The Euro has been around for almost 20 years now as an idea, an obligation on member states of the European Union under the 1992 Maastricht Treaty. On January 1, 1999 the Euro moved from being an idea to an abstract entity; you could get it in travelers cheques and see it reflected on a bank statement, but you couldn't hold one. For the average European, that didn't happen for another three years – until Euro notes and coins were released on January 1, 2002.
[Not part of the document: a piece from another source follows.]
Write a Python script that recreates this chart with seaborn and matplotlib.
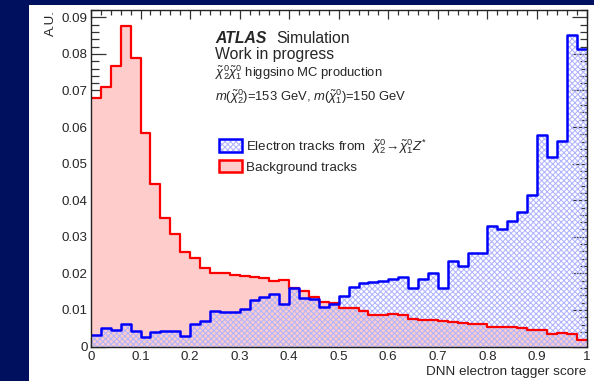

Sixteen of the 27 member states in the European Union use the Euro. They are Austria, Belgium, Cyprus, Finland, France, Germany, Greece, Ireland, Italy, Luxembourg, Malta, the Netherlands, Portugal, Slovakia, Slovenia and Spain. Together they constitute the Eurozone. All the countries in the EU are supposed to be working toward replacing their traditional currency with the Euro.
Now the Euro is under stress. Greece has attracted the most attention in the news, but several of the EU's poorer member states are having problems managing their debts. The crisis in Greece may soon become the crisis in Portugal. And while debt (and the ability to make payments on national loans), deficits are an issue, too. Greece, Spain, and the UK have the highest budget deficits.
The current situation is going to mean stronger EU states (like France and Germany) bailing out weaker economies. Germany in particular resents that situation. It's also going to mean austerity measures that workers in Ireland and Italy seem prepared to rebel against.